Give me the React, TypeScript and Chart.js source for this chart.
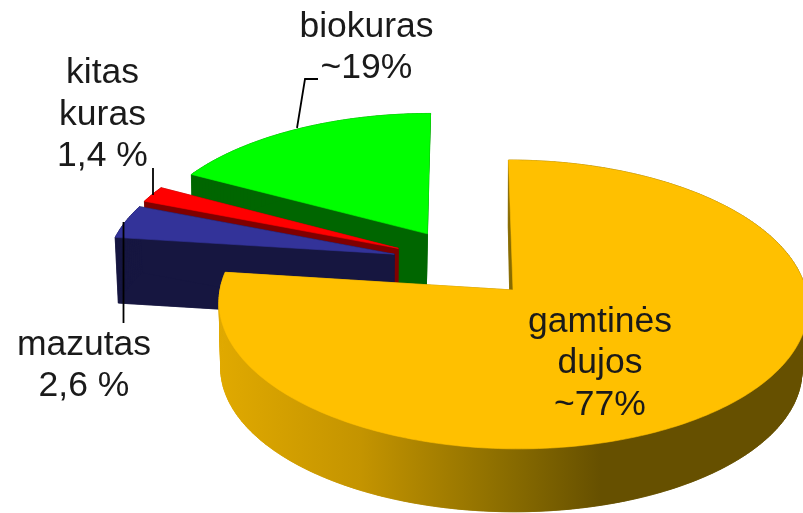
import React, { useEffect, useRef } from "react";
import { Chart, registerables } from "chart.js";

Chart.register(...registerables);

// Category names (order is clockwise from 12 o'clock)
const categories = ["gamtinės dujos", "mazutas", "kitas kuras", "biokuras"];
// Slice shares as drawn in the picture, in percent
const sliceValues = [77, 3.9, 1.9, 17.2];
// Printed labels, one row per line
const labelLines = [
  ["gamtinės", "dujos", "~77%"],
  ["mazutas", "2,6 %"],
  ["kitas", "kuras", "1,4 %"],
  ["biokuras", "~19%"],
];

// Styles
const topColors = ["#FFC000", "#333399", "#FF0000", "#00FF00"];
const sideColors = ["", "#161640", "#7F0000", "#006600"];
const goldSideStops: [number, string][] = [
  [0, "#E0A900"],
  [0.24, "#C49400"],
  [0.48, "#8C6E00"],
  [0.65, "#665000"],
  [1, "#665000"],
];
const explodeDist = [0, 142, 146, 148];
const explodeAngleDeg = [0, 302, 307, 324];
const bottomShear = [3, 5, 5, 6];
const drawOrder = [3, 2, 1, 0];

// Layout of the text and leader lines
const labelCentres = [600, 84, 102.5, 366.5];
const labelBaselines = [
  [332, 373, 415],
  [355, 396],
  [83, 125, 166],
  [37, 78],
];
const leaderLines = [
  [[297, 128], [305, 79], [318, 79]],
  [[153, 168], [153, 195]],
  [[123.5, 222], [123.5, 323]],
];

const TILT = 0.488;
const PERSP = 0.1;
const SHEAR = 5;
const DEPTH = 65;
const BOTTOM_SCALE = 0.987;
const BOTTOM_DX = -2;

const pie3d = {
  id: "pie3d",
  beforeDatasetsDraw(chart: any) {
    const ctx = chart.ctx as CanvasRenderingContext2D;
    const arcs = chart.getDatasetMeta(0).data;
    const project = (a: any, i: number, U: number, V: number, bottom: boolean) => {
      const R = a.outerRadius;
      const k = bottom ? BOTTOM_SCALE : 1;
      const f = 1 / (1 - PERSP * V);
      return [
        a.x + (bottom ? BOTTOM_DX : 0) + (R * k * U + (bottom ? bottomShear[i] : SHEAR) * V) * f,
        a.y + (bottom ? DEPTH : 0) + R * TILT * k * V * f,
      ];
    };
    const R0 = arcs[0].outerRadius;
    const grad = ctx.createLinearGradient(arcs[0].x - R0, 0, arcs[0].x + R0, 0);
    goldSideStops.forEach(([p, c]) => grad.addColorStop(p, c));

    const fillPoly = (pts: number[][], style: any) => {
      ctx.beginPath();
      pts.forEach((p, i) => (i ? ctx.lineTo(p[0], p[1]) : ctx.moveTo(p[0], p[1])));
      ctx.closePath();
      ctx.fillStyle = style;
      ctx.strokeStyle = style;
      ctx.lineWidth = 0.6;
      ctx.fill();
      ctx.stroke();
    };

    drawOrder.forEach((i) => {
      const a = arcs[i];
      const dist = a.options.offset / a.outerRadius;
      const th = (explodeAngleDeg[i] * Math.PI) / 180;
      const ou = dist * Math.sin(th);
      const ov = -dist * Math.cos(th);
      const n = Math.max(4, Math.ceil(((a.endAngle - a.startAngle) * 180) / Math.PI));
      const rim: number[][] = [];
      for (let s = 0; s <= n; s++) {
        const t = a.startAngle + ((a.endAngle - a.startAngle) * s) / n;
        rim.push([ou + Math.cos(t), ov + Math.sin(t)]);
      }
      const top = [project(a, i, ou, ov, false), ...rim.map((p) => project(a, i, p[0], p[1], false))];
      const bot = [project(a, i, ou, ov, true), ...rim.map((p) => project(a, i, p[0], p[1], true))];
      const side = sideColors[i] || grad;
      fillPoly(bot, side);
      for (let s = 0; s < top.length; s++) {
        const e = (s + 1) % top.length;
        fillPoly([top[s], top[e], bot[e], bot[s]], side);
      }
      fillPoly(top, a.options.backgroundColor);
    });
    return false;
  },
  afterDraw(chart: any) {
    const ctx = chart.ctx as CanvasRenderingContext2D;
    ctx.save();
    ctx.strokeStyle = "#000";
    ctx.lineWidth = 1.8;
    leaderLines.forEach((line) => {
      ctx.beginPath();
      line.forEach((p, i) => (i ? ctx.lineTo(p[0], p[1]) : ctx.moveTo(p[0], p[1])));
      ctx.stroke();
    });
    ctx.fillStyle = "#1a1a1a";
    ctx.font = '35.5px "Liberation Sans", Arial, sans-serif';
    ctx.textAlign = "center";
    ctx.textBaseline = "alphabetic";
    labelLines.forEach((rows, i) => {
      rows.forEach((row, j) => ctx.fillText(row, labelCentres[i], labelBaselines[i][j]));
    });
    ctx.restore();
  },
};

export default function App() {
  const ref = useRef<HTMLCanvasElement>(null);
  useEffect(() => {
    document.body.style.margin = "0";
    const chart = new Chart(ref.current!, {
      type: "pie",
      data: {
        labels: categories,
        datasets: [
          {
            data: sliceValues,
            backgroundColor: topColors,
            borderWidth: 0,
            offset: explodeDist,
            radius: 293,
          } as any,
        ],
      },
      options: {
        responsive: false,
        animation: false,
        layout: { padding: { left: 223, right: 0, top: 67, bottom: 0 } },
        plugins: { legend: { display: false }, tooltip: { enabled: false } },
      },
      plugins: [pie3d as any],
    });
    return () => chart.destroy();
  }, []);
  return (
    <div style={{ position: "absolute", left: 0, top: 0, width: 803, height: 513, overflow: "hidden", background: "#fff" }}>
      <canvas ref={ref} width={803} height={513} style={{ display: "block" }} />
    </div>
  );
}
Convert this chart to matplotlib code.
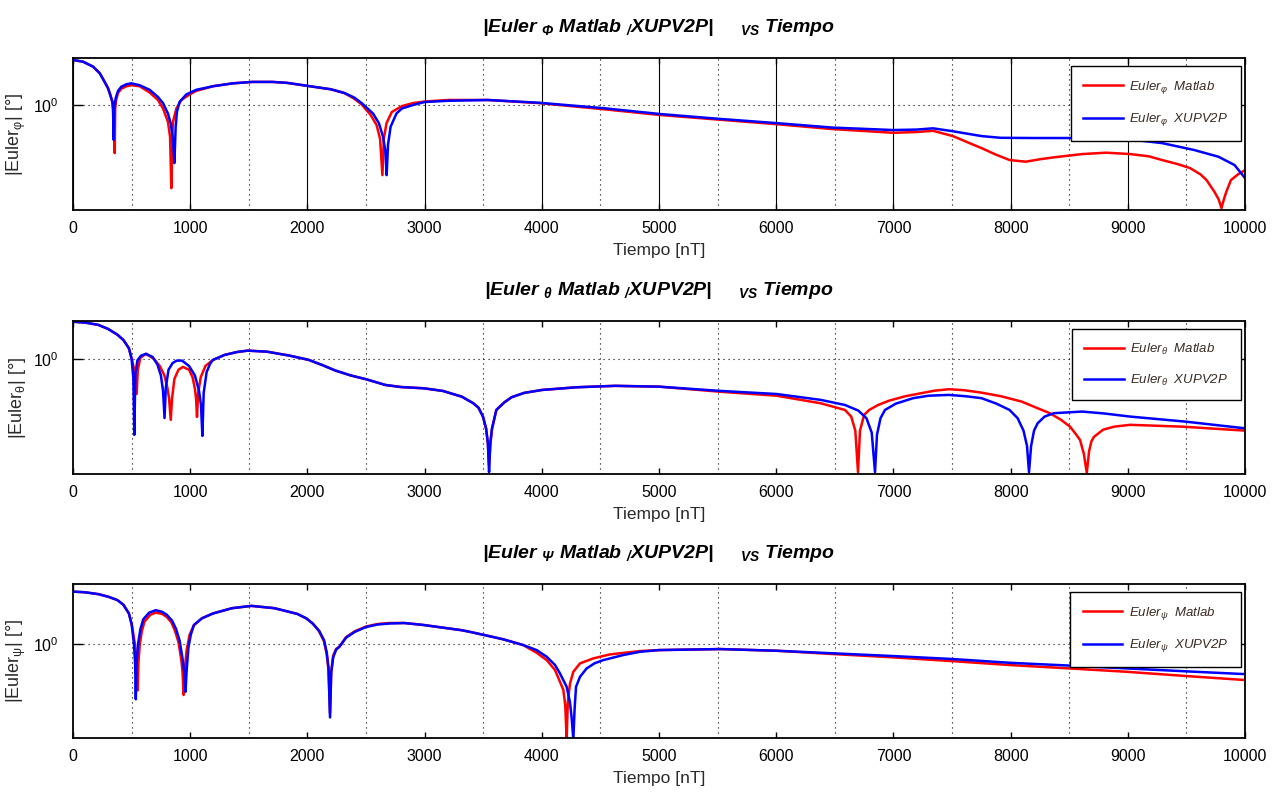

----------

◆ **STATED PROBLEM**
Emit the lines of the material exactly, from its first line to the line containing "const drawOrder = [3, 2, 1, 0];", inclusive; leave every picture out.

◆ **EXPECTED ANSWER**
Give me the React, TypeScript and Chart.js source for this chart.
import React, { useEffect, useRef } from "react";
import { Chart, registerables } from "chart.js";

Chart.register(...registerables);

// Category names (order is clockwise from 12 o'clock)
const categories = ["gamtinės dujos", "mazutas", "kitas kuras", "biokuras"];
// Slice shares as drawn in the picture, in percent
const sliceValues = [77, 3.9, 1.9, 17.2];
// Printed labels, one row per line
const labelLines = [
  ["gamtinės", "dujos", "~77%"],
  ["mazutas", "2,6 %"],
  ["kitas", "kuras", "1,4 %"],
  ["biokuras", "~19%"],
];

// Styles
const topColors = ["#FFC000", "#333399", "#FF0000", "#00FF00"];
const sideColors = ["", "#161640", "#7F0000", "#006600"];
const goldSideStops: [number, string][] = [
  [0, "#E0A900"],
  [0.24, "#C49400"],
  [0.48, "#8C6E00"],
  [0.65, "#665000"],
  [1, "#665000"],
];
const explodeDist = [0, 142, 146, 148];
const explodeAngleDeg = [0, 302, 307, 324];
const bottomShear = [3, 5, 5, 6];
const drawOrder = [3, 2, 1, 0];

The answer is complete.